Lifeguards Remove Hazardous Debris
Nov 12, 2014 07:56PM
By Paul Spear
On Monday morning Imperial Beach Lifeguards received a call from a resident on Seacoast Drive for a large wooden object moving rapidly into the Tijuana Estuary (Tijuana River National Estuarine Research Reserve)’s north channel that parallels Seacoast Drive. Lifeguards investigated the call and were unable to determine what the object was due to its location inside the estuary. To rule out any possible smuggling, United States Border Patrol were called and requested helicopter air support for a top view. Lifeguards radioed San Diego County Sheriff's Department’s ASTREA helicopter do a fly over to identify this debris.
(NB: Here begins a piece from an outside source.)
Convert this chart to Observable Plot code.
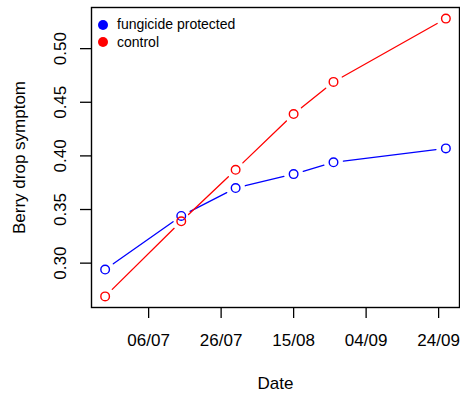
<!DOCTYPE html>
<html>
<head>
<meta charset="utf-8">
<script src="https://cdn.jsdelivr.net/npm/d3@7"></script>
<script src="https://cdn.jsdelivr.net/npm/@observablehq/plot@0.6"></script>
<style>
  html, body { margin: 0; padding: 0; background: #fff; }
  #wrap { position: relative; width: 460px; height: 397px; font-family: "Liberation Sans", Arial, Helvetica, sans-serif; }
  #legend { position: absolute; left: 98px; top: 16px; font-size: 14px; line-height: 17.6px; color: #000; }
  #legend .row { display: flex; align-items: center; white-space: nowrap; }
  #legend .sw { width: 10px; height: 10px; border-radius: 50%; margin-right: 9px; }
</style>
</head>
<body>
<div id="wrap"></div>
<script>
// Data
const dates = ["2019-06-24", "2019-07-15", "2019-07-30", "2019-08-15", "2019-08-26", "2019-09-26"];
const fungicide = [0.294, 0.344, 0.370, 0.383, 0.394, 0.407];
const control = [0.269, 0.339, 0.387, 0.439, 0.469, 0.528];
const seriesNames = ["fungicide protected", "control"];
const seriesColors = ["#0000ff", "#ff0000"];
const xTickLabels = ["2019-07-06", "2019-07-26", "2019-08-15", "2019-09-04", "2019-09-24"];
const yTickLabels = [0.30, 0.35, 0.40, 0.45, 0.50];

const parse = d3.utcParse("%Y-%m-%d");
const seriesValues = [fungicide, control];
const points = [];
const segments = [];
seriesValues.forEach((vals, s) => {
  vals.forEach((v, i) => {
    points.push({date: parse(dates[i]), value: v, series: seriesNames[s]});
    if (i < vals.length - 1) {
      segments.push({x1: parse(dates[i]), y1: v, x2: parse(dates[i + 1]), y2: vals[i + 1], series: seriesNames[s]});
    }
  });
});
const xTicks = xTickLabels.map(parse);

// R-style 4% extension of the data range
const xExt = d3.extent(points, d => d.date);
const xPad = (xExt[1] - xExt[0]) * 0.04;
const yExt = d3.extent(points, d => d.value);
const yPad = (yExt[1] - yExt[0]) * 0.04;

const font = "\"Liberation Sans\", Arial, Helvetica, sans-serif";

const chart = Plot.plot({
  width: 460,
  height: 397,
  marginLeft: 91,
  marginRight: 1,
  marginTop: 7,
  marginBottom: 90,
  style: {fontFamily: font, background: "#fff", color: "#000"},
  x: {type: "utc", domain: [new Date(+xExt[0] - xPad), new Date(+xExt[1] + xPad)]},
  y: {domain: [yExt[0] - yPad, yExt[1] + yPad]},
  color: {domain: seriesNames, range: seriesColors},
  marks: [
    Plot.axisX(xTicks, {tickSize: 11, tickFormat: () => "", label: null, strokeWidth: 1.3}),
    Plot.text(xTicks, {x: d => d, frameAnchor: "bottom", dy: 33, lineAnchor: "middle", text: d3.utcFormat("%d/%m"), fontSize: 17}),
    Plot.axisY(yTickLabels, {tickSize: 11, tickFormat: () => "", label: null, strokeWidth: 1.3}),
    Plot.text(yTickLabels, {y: d => d, frameAnchor: "left", dx: -31, rotate: -90, textAnchor: "middle", lineAnchor: "middle", text: d3.format(".2f"), fontSize: 17}),
    Plot.text(["Date"], {frameAnchor: "bottom", dy: 76, lineAnchor: "middle", fontSize: 17}),
    Plot.text(["Berry drop symptom"], {frameAnchor: "left", dx: -72, rotate: -90, textAnchor: "middle", lineAnchor: "middle", fontSize: 17}),
    Plot.frame({stroke: "#000", strokeWidth: 1.4}),
    Plot.arrow(segments, {x1: "x1", y1: "y1", x2: "x2", y2: "y2", stroke: "series", strokeWidth: 1.3, headLength: 0, insetStart: 10, insetEnd: 10}),
    Plot.dot(points, {x: "date", y: "value", stroke: "series", r: 4.3, strokeWidth: 1.4, fill: "none"})
  ]
});

const wrap = document.getElementById("wrap");
wrap.appendChild(chart);

const legend = document.createElement("div");
legend.id = "legend";
seriesNames.forEach((name, i) => {
  const row = document.createElement("div");
  row.className = "row";
  const sw = document.createElement("span");
  sw.className = "sw";
  sw.style.background = seriesColors[i];
  const label = document.createElement("span");
  label.textContent = name;
  row.appendChild(sw);
  row.appendChild(label);
  legend.appendChild(row);
});
wrap.appendChild(legend);
</script>
</body>
</html>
The pilot identified it as possible large flotsam - piece of a boat deck 14’x14’. At 2 PM with tide moving to low, the flotsam began floating south with the tidal currents and became stuck in the salt marsh vegetation about a quarter mile north of the river mouth.
Lifeguards contacted the Tijuana Estuary Fish and Wildlife Manager about the flotsam and were informed that the debris had been stuck in the estuary for the last six years. Fish and Wildlife were hoping to remove the flotsam from the Estuary and asked for Lifeguard assistance in towing it to the beach near the river mouth.
On Wednesday’s high tide, Lifeguards were able to successfully free the flotsam and tow it the beach with their personal watercraft. Lifeguards then dragged it up on to the dry beach with the winch on their truck. The flotsam looked to be a deck of a bait barge.
Estuary staff plans to demolish and remove the debris in the next week. Had it not been removed, the flotsam could have become lodged in one of the smaller estuary channels blocking tidal water flow, or it could have drifted back into the ocean becoming a navigational hazard. This was a great opportunity for
lifeguards to practice open water towing, while supporting and coordinating with other local agencies (Border Patrol, Sheriff and Fish and Wildlife).